The D.J. Dominik Eulberg at Cielo in the meatpacking district.

It was Thursday night at the nightclub Cielo in the meatpacking district, and a team named We Are Robots was giving a dance party. We Are Robots promotes what its members call “minimal house, techno and electro,” and the word “minimal” is crucial.

To cultish listeners around the world, “minimal” describes a constellation of electronic tracks that tend toward the sleek, the empty, the meticulous, the abstract. Instead of a wailing diva or a barrage of samples or a hummable tune, you get clicks and gurgles and smudges, slowly decaying or mutating. There’s a hint of snobbery, too: if a D.J. is playing this stuff, that means the club probably won’t be full of cheap cologne and sugary cocktails.

But at this We Are Robots party, the sound rattling out from the speakers could hardly be described as minimalist. The culprit was Dominik Eulberg, a D.J. and producer from Bonn who takes a mischievous pleasure in toying with minimalist conventions. He began his set around 1:30 a.m., with a furious selection of frenetic techno tracks, using cross-cut rhythms to reach a series of blaring, rhythmless peaks.

The crowd, which included both music geeks (who knew what they were in for) and casual clubbers (who couldn’t possibly have known), responded by alternately dancing and staring at the booth. Up above the dance floor, a shaggy blond guy was fiddling with his equipment and, from time to time, swigging Champagne.

Mr. Eulberg’s debut album, “Flora & Fauna” (Traum Schallplatten), was released in 2004, but it was his 2005 double-CD mix, “Kreucht & Fleucht” (Mischwald), that helped win him a following, albeit a tiny one, in the United States. In a review for the indie Web site Pitchfork, Philip Sherburne called it “a guide to the Now Sound of clattery, post-minimalist German techno.” Throughout the two discs, Mr. Eulberg delights in emphasizing sounds that might once have seemed off-limits: snarling bass lines borrowed from acid house and triumphal keyboard lines that evoke progressive house, the populist genre that minimalists once loved to hate.

You can hear that impulse in Mr. Eulberg’s own tracks, too. In a single from 2004, “Die Rotbauchunken vom Tegernsee” (Traum Schallplatten), the beat suddenly drops out to make way for a weird, fluttery break and a brief, manic drum solo. He’s interrupting himself.

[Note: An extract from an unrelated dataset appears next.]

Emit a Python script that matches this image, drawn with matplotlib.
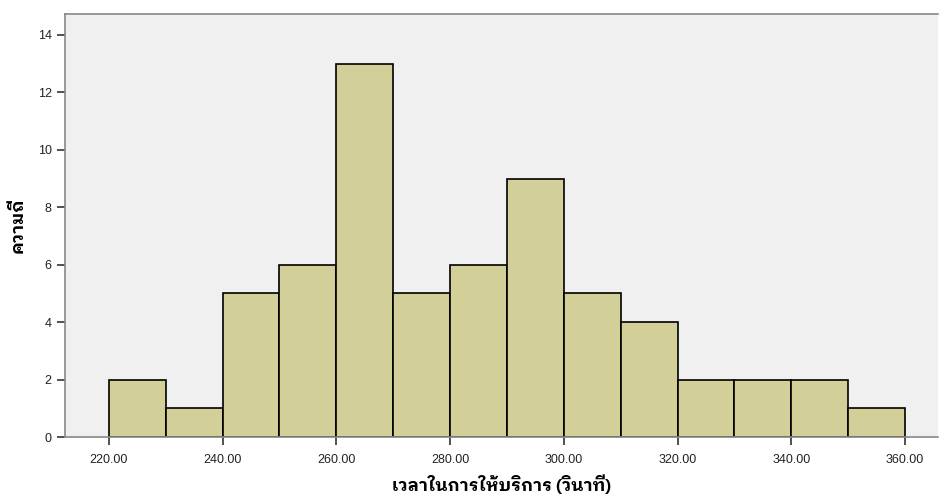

On Thursday night Mr. Eulberg was joined by Ada, a producer from Cologne who has perfected her own playful style; you can hear it on her excellent 2004 album “Blondie” (Areal), which includes a lovely, hazy house version of “Maps,” by the Yeah Yeah Yeahs. (All these CD’s are available in the United States from forcedexposure.com.) Ada played live — that is, using electronics, not records — and she found a different way to edge away from minimalism: her sharp, squelchy tracks sometimes sounded like pop songs in (deep) disguise.

In this context, Mr. Eulberg’s attack seemed even more severe. He knows how to get listeners to focus on a small detail in a noisy track: the way a repeated clang slowly changes timbre, for example. And he loves playing with size and scale. He often superimposes small events (like that mutating clang) on big ones (like an abrupt shift in rhythm, or an overwhelming siren sound that comes out of nowhere). As you dance, you get the dizzying sensation of hearing two kinds of musical narratives at once.

Certainly Mr. Eulberg didn’t invent these techniques, and the best minimalist D.J.’s put together sets full of drama and mischief. But while Mr. Eulberg hasn’t completely abandoned the minimalist tradition (it’s not as if he plays anything so obvious as a song), he has a knack for exposing its contradictions.

By 3 a.m., he had shifted from prickly techno to something grander and mellower. He would introduce big, glacial synthesizer melodies, and then, just as the tension was building, the beat would cut out for a few bars; the dancers found themselves moving to something that wasn’t there. In a way, these late-night records were as disorienting as the cacophonous techno records that had come before. Mr. Eulberg was doing his job: making sure everyone had a hard, dazed night.